At the time, their return policy was also extremely generous. You could buy a candy bar, eat half, then if you don't like it, return the rest (I saw an employee who worked at the store, on her off time, do just that with no issue). You could return just about anything under $10 or $20 without needing a receipt, no questions asked. Again, not sure if that's still the case.

So long as authors continue to feed Select, Amazon will continue to abuse authors. Because at this point, they have no reason NOT TO ABUSE AUTHORS. If you have grown dependent on Amazon for sales, then Amazon can do pretty much whatever they want to you and you have no recourse.

Well said, and yet there are still so many people who don't understand this pretty basic and obvious concept. Because they've allowed themselves to become dependent on Amazon. And they get angry at the messenger whenever someone tells them they should go wide. "I need Select to feed my family, so I'm gonna stay." They've gotten themselves so dependent that they feel it's too dangerous/risky to try to change. Which is exactly what Amazon wants.

Herein is the real issue. Algorithms are not meant to REPLACE people. They are meant to HELP people identify problems. Because there is so much stuff on the internet, a human just can't scan it all. Like copyright software that scans the internet to find pirated copies of works. The purpose is to find potential problems, and then have a real person make a determination. But the music and movie industries have removed the human part and just send automatic DMCA notices based on flags from the software.

Companies create these algorithms to identify potential problems, but then skip right over the "have a real person review" part and just vomit out the result as if it is gospel.

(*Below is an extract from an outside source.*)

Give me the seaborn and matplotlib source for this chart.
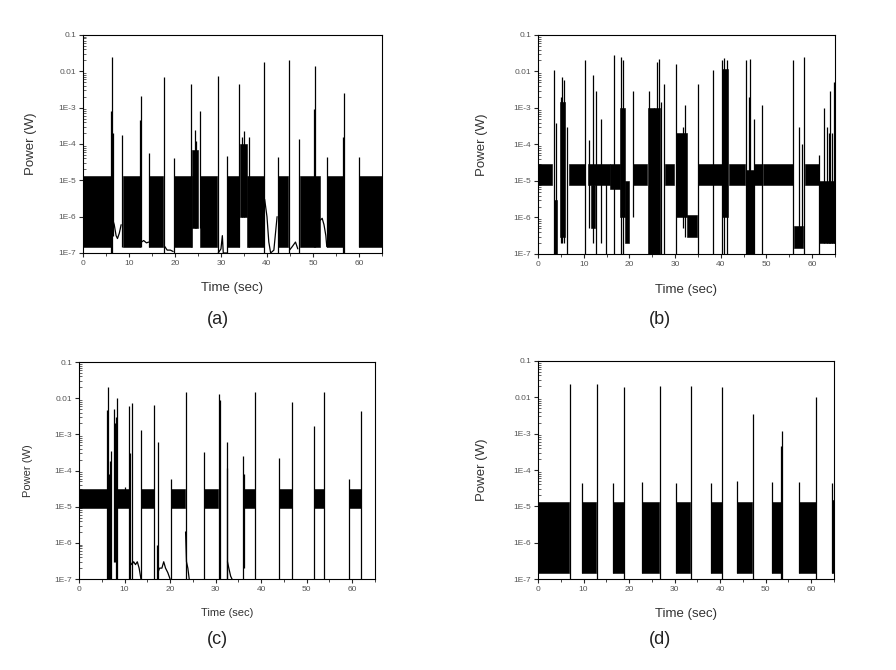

People have a tendency to treat technology as science and science as gospel. Just ask any lawyer about the CSI effect. Because our society allows us to be so specialized, we have to rely on other people/things to guide us in matters that are not our area of expertise. But people take this too far (because most people are inherently lazy) and rely on science/technology even in areas that are (nominally) their area of expertise. Movies/books/shows contribute to this by constantly portraying science/technology as more exact and clear-cut than it is. And while the people who actually are experts in whatever given field know that the science/technology is not nearly as exact as portrayed, those people in any given field are relatively very few in comparison with the wider population, and generally only have that awareness in regard to their own field, often still believing the science/tech to be exact when it comes to other fields.

I'm not sure "descriptive" really fully captures the problem. The problem is that people shouldn't be able to copyright single English words or common phrases as related to books--which, by definition, are chock full of all sorts of words. It's one thing to trademark "Harry Potter" as relates to books. But just "Harry" or just "Potter"? No. Even "Twilight" shouldn't be trademarkable, even though it's a popular book franchise (if they'd wanted it trademarkable, they should have made it more unique). Writers work in words. They are our livelihood. The problem with trademarking any single words or common combinations of words in the context of books isn't something anyone should have to explain to the trademark office. It would be like allowing a science company to trademark the number 4 or "1 + 1 = 2".